**Task goal**. Give a count of the lines below that have the string "this" in them, with no other words.

**Records shown**.
· · · ·
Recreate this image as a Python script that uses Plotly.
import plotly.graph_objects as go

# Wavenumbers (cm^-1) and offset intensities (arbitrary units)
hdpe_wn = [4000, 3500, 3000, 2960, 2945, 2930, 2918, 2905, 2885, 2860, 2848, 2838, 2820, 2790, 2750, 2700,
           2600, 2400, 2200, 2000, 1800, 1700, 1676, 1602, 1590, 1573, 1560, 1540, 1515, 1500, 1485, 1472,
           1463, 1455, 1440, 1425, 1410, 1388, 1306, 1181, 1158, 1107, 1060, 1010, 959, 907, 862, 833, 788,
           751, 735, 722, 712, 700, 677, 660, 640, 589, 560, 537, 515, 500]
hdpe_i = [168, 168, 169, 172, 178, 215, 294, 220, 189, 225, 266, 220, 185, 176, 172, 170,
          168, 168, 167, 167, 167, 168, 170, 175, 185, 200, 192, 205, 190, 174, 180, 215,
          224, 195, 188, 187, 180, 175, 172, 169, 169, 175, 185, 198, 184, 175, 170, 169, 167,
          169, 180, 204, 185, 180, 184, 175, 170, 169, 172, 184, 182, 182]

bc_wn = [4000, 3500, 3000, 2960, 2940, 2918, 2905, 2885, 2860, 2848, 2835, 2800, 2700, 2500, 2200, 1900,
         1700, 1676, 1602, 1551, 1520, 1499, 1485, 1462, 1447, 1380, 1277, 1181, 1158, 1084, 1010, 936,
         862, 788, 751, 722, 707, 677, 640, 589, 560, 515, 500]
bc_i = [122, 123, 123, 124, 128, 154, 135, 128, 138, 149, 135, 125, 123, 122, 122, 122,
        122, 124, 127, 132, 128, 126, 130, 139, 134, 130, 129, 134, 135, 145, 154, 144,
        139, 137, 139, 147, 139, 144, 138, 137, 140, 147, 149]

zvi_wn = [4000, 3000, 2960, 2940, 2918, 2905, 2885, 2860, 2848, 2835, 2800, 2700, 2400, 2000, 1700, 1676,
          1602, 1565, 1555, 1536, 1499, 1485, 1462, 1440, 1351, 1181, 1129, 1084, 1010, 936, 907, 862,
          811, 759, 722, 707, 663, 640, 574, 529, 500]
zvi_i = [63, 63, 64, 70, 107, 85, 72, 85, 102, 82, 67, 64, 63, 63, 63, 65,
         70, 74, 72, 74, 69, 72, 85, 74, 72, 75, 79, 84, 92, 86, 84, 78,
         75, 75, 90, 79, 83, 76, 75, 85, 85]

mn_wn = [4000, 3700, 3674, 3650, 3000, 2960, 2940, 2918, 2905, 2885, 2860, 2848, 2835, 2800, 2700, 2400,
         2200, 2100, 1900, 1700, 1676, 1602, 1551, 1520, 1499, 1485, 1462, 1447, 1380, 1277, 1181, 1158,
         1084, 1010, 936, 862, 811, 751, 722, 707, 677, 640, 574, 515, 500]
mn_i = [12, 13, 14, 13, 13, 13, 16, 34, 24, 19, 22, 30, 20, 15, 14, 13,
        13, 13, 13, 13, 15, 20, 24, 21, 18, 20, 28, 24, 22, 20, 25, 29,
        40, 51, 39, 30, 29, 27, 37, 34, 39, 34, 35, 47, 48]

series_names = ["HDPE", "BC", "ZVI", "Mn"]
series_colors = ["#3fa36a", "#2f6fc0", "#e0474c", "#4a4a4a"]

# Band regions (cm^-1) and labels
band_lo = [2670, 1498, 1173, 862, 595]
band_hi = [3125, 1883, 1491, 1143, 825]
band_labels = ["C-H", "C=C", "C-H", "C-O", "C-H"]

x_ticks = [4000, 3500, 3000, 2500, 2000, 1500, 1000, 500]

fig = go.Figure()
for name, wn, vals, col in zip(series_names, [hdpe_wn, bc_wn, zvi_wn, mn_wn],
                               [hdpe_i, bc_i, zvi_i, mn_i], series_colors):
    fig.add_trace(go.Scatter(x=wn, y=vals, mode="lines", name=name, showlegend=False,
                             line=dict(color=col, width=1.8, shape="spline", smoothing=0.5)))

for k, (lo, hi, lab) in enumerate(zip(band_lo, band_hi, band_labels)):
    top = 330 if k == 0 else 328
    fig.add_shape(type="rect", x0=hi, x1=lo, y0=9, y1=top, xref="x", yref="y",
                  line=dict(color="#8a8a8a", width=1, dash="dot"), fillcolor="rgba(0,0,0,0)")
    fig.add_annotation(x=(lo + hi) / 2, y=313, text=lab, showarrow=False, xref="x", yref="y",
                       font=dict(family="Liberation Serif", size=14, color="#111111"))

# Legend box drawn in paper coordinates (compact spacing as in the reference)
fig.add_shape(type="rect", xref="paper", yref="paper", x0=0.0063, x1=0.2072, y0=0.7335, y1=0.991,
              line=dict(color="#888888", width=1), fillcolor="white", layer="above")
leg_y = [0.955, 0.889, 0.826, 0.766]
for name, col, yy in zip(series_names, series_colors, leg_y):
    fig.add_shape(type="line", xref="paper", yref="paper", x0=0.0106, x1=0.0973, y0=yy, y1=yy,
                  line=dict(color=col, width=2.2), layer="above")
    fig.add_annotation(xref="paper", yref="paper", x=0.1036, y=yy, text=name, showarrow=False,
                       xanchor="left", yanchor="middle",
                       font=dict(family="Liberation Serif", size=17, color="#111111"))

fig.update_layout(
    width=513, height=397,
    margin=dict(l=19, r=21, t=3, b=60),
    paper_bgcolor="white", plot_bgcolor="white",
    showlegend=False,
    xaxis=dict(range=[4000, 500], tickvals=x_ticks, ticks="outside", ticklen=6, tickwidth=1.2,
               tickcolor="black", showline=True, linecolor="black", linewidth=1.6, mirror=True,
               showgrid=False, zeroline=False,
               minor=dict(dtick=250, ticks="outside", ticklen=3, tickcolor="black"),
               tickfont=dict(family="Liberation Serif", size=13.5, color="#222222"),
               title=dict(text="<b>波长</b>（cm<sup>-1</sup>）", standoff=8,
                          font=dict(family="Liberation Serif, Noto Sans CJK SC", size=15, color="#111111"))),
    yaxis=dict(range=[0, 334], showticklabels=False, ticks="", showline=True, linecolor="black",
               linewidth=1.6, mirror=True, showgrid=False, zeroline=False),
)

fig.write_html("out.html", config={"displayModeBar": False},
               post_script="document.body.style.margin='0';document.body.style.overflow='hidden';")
· · · ·
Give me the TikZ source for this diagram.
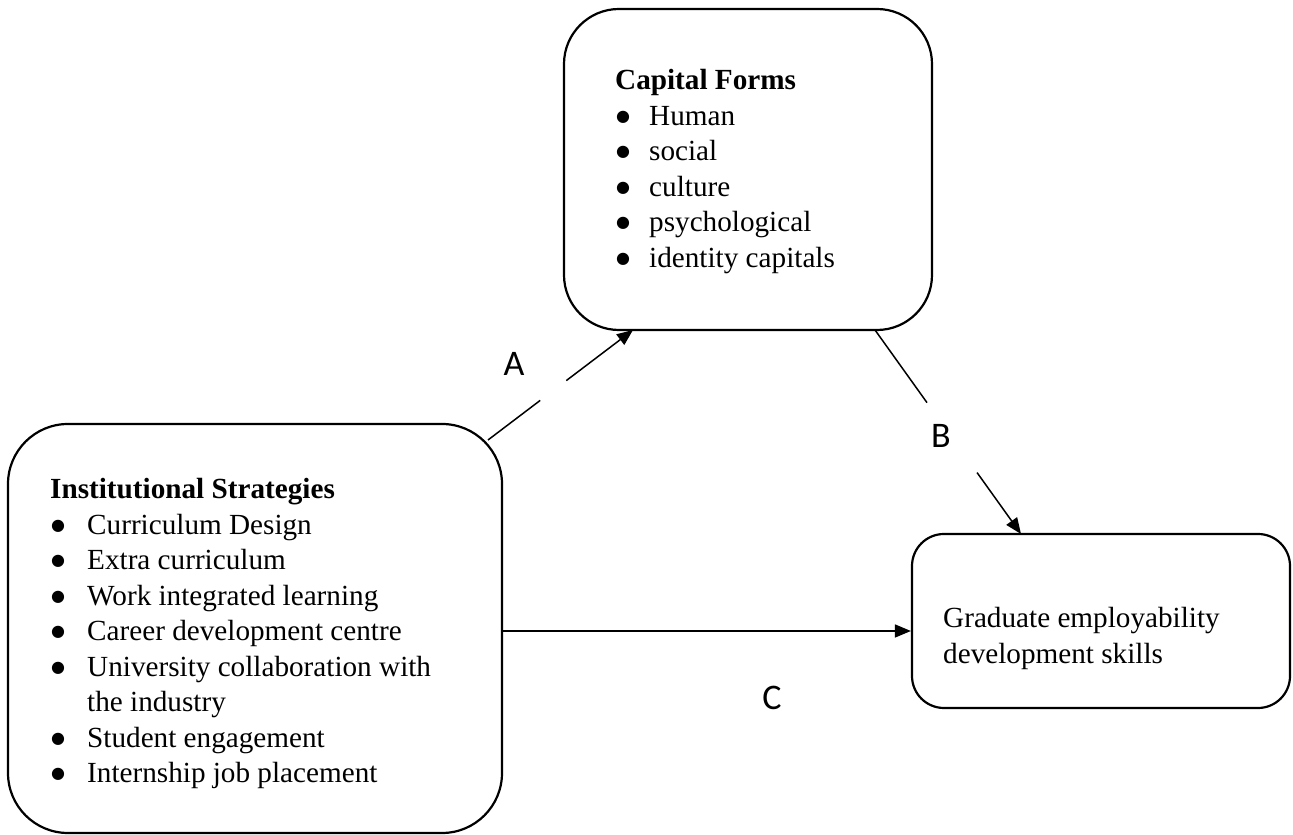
· · · ·
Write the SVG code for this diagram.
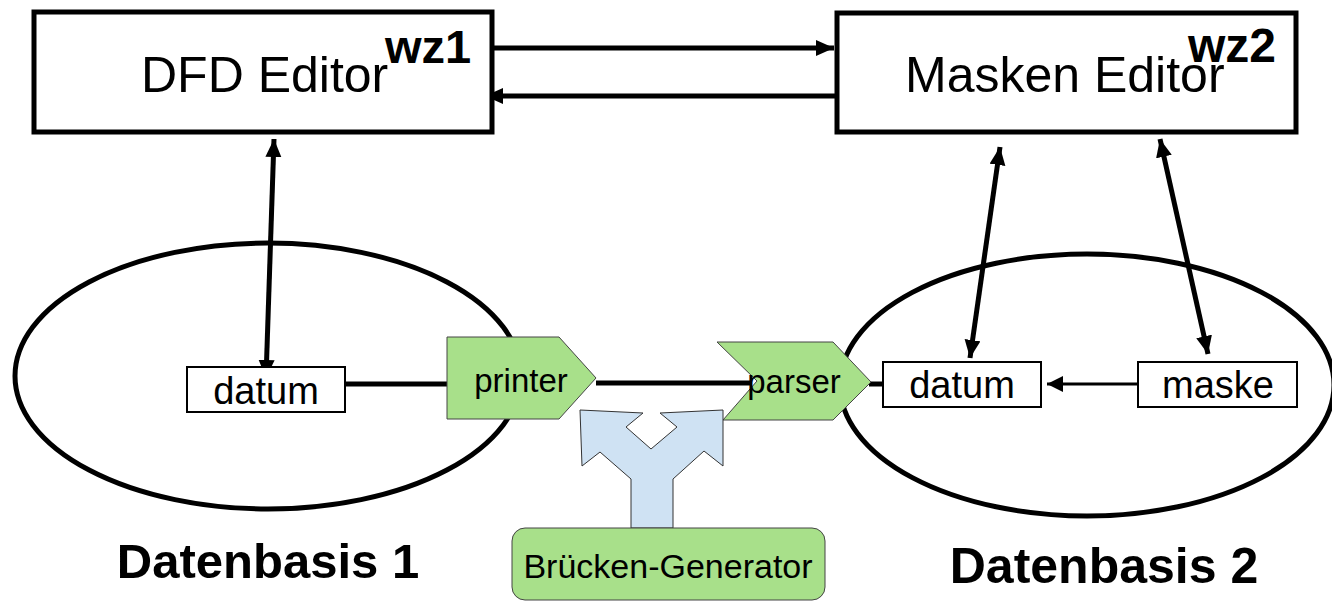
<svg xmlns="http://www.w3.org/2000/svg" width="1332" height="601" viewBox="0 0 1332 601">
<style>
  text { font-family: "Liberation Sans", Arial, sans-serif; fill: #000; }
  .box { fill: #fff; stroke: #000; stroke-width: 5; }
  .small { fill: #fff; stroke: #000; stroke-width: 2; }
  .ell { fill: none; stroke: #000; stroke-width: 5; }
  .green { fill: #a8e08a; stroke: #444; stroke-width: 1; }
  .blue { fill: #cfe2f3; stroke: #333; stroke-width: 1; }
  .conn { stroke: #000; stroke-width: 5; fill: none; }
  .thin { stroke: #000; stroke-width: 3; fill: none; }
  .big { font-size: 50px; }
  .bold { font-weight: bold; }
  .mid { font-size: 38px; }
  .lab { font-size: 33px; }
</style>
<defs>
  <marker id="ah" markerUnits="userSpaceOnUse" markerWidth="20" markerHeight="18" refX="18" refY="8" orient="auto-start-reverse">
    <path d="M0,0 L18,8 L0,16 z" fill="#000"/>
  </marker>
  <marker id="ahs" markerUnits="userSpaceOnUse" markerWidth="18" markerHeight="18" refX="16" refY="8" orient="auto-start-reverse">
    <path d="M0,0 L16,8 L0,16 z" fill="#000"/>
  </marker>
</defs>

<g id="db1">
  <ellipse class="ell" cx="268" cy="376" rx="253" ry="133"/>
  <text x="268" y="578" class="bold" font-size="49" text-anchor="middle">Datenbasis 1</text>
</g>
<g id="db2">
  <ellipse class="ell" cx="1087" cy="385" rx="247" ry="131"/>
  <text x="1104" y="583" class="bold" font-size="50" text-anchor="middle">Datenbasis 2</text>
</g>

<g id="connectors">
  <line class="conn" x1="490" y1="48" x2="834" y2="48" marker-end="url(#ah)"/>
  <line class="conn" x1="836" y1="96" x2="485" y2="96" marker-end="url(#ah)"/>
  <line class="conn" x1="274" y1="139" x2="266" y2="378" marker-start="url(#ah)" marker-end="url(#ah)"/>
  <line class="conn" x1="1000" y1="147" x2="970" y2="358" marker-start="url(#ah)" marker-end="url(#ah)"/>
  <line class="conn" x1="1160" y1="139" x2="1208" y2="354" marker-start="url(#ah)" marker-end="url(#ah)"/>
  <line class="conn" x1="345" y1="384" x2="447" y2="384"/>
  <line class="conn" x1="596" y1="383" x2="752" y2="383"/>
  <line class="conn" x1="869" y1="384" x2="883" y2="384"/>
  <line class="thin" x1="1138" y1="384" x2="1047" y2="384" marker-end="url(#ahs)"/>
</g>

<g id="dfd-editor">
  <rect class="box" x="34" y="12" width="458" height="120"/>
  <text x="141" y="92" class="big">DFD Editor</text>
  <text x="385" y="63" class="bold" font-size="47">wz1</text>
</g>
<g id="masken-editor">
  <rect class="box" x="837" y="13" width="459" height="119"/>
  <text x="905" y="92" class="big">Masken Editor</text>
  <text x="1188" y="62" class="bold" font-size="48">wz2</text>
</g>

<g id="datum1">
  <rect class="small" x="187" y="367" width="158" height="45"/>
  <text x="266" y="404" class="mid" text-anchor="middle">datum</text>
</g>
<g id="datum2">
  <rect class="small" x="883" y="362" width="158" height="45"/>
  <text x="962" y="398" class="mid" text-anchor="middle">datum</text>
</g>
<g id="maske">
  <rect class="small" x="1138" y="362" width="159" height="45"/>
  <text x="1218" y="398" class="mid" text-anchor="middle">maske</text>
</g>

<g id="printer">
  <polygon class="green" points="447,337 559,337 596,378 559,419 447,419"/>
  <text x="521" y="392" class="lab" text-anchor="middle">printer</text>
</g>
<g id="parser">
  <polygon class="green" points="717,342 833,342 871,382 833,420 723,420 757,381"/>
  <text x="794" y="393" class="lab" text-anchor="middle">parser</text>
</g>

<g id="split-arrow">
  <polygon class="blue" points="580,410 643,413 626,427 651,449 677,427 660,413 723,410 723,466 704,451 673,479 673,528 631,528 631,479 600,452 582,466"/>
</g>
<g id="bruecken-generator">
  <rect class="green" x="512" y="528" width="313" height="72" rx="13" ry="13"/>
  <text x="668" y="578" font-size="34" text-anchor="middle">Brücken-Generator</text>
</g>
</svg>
· · · ·
**Correct answer**. 3